# START OF GIVEN RECORDS

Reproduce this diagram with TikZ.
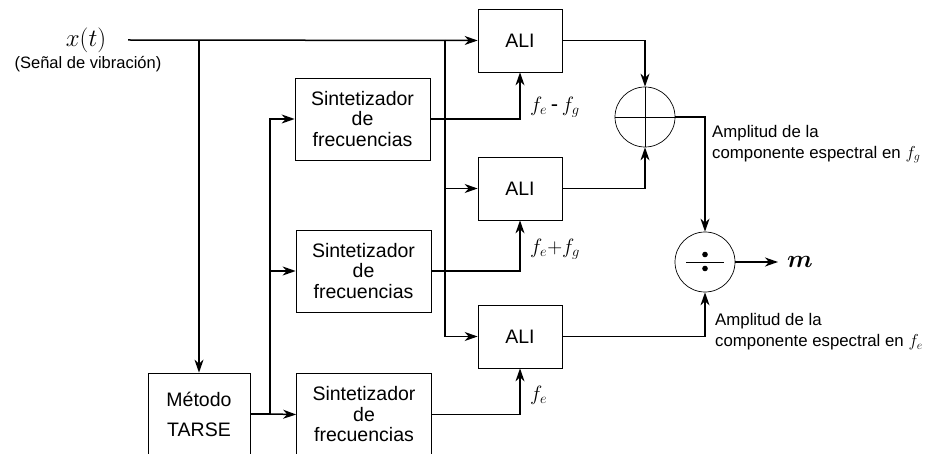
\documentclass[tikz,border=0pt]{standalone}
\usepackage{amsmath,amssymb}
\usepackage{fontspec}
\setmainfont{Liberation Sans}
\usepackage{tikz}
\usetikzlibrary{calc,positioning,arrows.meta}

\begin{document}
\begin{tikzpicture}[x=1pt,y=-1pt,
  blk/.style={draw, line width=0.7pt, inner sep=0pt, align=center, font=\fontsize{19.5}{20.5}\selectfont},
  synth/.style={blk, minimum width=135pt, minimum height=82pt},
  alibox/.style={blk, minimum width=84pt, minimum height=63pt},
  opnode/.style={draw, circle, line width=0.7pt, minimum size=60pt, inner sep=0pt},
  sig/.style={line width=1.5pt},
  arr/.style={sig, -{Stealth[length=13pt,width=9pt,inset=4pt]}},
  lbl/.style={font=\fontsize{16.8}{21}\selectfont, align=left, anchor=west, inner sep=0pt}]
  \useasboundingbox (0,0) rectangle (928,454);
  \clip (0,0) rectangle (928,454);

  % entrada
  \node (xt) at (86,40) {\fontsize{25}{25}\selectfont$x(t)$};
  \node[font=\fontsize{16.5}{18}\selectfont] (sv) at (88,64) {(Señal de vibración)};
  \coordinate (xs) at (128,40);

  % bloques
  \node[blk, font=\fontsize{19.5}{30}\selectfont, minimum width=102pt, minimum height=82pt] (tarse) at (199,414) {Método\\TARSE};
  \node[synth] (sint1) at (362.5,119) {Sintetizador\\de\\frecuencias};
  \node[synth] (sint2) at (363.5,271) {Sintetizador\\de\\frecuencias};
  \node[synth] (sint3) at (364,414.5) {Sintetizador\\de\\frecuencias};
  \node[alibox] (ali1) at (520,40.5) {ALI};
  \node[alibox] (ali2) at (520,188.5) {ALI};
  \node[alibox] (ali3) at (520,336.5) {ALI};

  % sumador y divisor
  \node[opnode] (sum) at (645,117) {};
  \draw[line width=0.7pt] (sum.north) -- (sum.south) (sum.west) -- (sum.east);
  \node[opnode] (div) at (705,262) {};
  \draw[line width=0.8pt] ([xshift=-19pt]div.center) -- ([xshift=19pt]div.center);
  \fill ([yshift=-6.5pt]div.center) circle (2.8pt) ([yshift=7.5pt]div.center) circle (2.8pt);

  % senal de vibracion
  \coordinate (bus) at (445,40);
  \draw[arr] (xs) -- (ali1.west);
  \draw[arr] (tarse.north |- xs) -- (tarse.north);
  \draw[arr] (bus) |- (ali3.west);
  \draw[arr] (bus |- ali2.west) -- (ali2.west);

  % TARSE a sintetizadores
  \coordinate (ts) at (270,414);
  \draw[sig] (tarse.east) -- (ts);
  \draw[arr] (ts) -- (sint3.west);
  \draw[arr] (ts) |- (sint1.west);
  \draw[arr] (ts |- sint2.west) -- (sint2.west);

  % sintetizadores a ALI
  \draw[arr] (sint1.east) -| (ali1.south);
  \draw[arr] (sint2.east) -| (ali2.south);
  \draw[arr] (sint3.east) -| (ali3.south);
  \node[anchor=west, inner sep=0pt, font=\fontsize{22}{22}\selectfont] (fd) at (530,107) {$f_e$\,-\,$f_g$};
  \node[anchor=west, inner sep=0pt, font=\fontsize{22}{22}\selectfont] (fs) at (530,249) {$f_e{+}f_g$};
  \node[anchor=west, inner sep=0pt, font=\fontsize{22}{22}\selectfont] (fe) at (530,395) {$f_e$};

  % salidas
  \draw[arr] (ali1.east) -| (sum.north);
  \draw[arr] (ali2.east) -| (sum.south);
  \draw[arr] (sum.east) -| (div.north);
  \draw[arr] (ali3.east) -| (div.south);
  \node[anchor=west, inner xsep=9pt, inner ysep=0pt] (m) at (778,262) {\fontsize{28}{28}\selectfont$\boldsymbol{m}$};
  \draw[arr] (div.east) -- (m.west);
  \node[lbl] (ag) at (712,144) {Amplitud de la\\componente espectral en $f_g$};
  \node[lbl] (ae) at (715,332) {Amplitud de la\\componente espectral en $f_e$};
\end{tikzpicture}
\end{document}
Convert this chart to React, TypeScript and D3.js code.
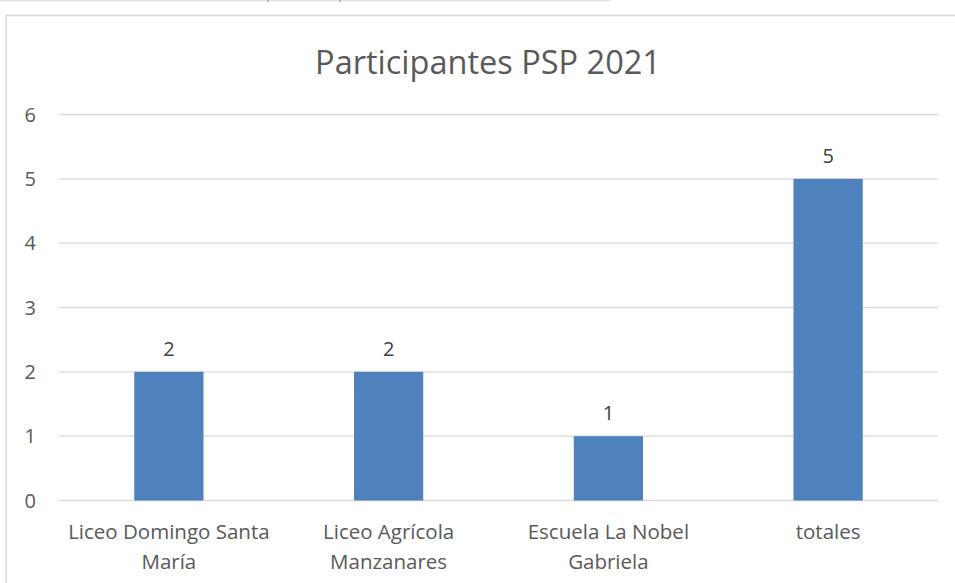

# END OF GIVEN RECORDS

WHAT IS REQUIRED: Copy every line of the data exactly as written, excluding the pictures.

RESULT BELOW:
Reproduce this diagram with TikZ.
\documentclass[tikz,border=0pt]{standalone}
\usepackage{amsmath,amssymb}
\usepackage{fontspec}
\setmainfont{Liberation Sans}
\usepackage{tikz}
\usetikzlibrary{calc,positioning,arrows.meta}

\begin{document}
\begin{tikzpicture}[x=1pt,y=-1pt,
  blk/.style={draw, line width=0.7pt, inner sep=0pt, align=center, font=\fontsize{19.5}{20.5}\selectfont},
  synth/.style={blk, minimum width=135pt, minimum height=82pt},
  alibox/.style={blk, minimum width=84pt, minimum height=63pt},
  opnode/.style={draw, circle, line width=0.7pt, minimum size=60pt, inner sep=0pt},
  sig/.style={line width=1.5pt},
  arr/.style={sig, -{Stealth[length=13pt,width=9pt,inset=4pt]}},
  lbl/.style={font=\fontsize{16.8}{21}\selectfont, align=left, anchor=west, inner sep=0pt}]
  \useasboundingbox (0,0) rectangle (928,454);
  \clip (0,0) rectangle (928,454);

  % entrada
  \node (xt) at (86,40) {\fontsize{25}{25}\selectfont$x(t)$};
  \node[font=\fontsize{16.5}{18}\selectfont] (sv) at (88,64) {(Señal de vibración)};
  \coordinate (xs) at (128,40);

  % bloques
  \node[blk, font=\fontsize{19.5}{30}\selectfont, minimum width=102pt, minimum height=82pt] (tarse) at (199,414) {Método\\TARSE};
  \node[synth] (sint1) at (362.5,119) {Sintetizador\\de\\frecuencias};
  \node[synth] (sint2) at (363.5,271) {Sintetizador\\de\\frecuencias};
  \node[synth] (sint3) at (364,414.5) {Sintetizador\\de\\frecuencias};
  \node[alibox] (ali1) at (520,40.5) {ALI};
  \node[alibox] (ali2) at (520,188.5) {ALI};
  \node[alibox] (ali3) at (520,336.5) {ALI};

  % sumador y divisor
  \node[opnode] (sum) at (645,117) {};
  \draw[line width=0.7pt] (sum.north) -- (sum.south) (sum.west) -- (sum.east);
  \node[opnode] (div) at (705,262) {};
  \draw[line width=0.8pt] ([xshift=-19pt]div.center) -- ([xshift=19pt]div.center);
  \fill ([yshift=-6.5pt]div.center) circle (2.8pt) ([yshift=7.5pt]div.center) circle (2.8pt);

  % senal de vibracion
  \coordinate (bus) at (445,40);
  \draw[arr] (xs) -- (ali1.west);
  \draw[arr] (tarse.north |- xs) -- (tarse.north);
  \draw[arr] (bus) |- (ali3.west);
  \draw[arr] (bus |- ali2.west) -- (ali2.west);

  % TARSE a sintetizadores
  \coordinate (ts) at (270,414);
  \draw[sig] (tarse.east) -- (ts);
  \draw[arr] (ts) -- (sint3.west);
  \draw[arr] (ts) |- (sint1.west);
  \draw[arr] (ts |- sint2.west) -- (sint2.west);

  % sintetizadores a ALI
  \draw[arr] (sint1.east) -| (ali1.south);
  \draw[arr] (sint2.east) -| (ali2.south);
  \draw[arr] (sint3.east) -| (ali3.south);
  \node[anchor=west, inner sep=0pt, font=\fontsize{22}{22}\selectfont] (fd) at (530,107) {$f_e$\,-\,$f_g$};
  \node[anchor=west, inner sep=0pt, font=\fontsize{22}{22}\selectfont] (fs) at (530,249) {$f_e{+}f_g$};
  \node[anchor=west, inner sep=0pt, font=\fontsize{22}{22}\selectfont] (fe) at (530,395) {$f_e$};

  % salidas
  \draw[arr] (ali1.east) -| (sum.north);
  \draw[arr] (ali2.east) -| (sum.south);
  \draw[arr] (sum.east) -| (div.north);
  \draw[arr] (ali3.east) -| (div.south);
  \node[anchor=west, inner xsep=9pt, inner ysep=0pt] (m) at (778,262) {\fontsize{28}{28}\selectfont$\boldsymbol{m}$};
  \draw[arr] (div.east) -- (m.west);
  \node[lbl] (ag) at (712,144) {Amplitud de la\\componente espectral en $f_g$};
  \node[lbl] (ae) at (715,332) {Amplitud de la\\componente espectral en $f_e$};
\end{tikzpicture}
\end{document}
Convert this chart to React, TypeScript and D3.js code.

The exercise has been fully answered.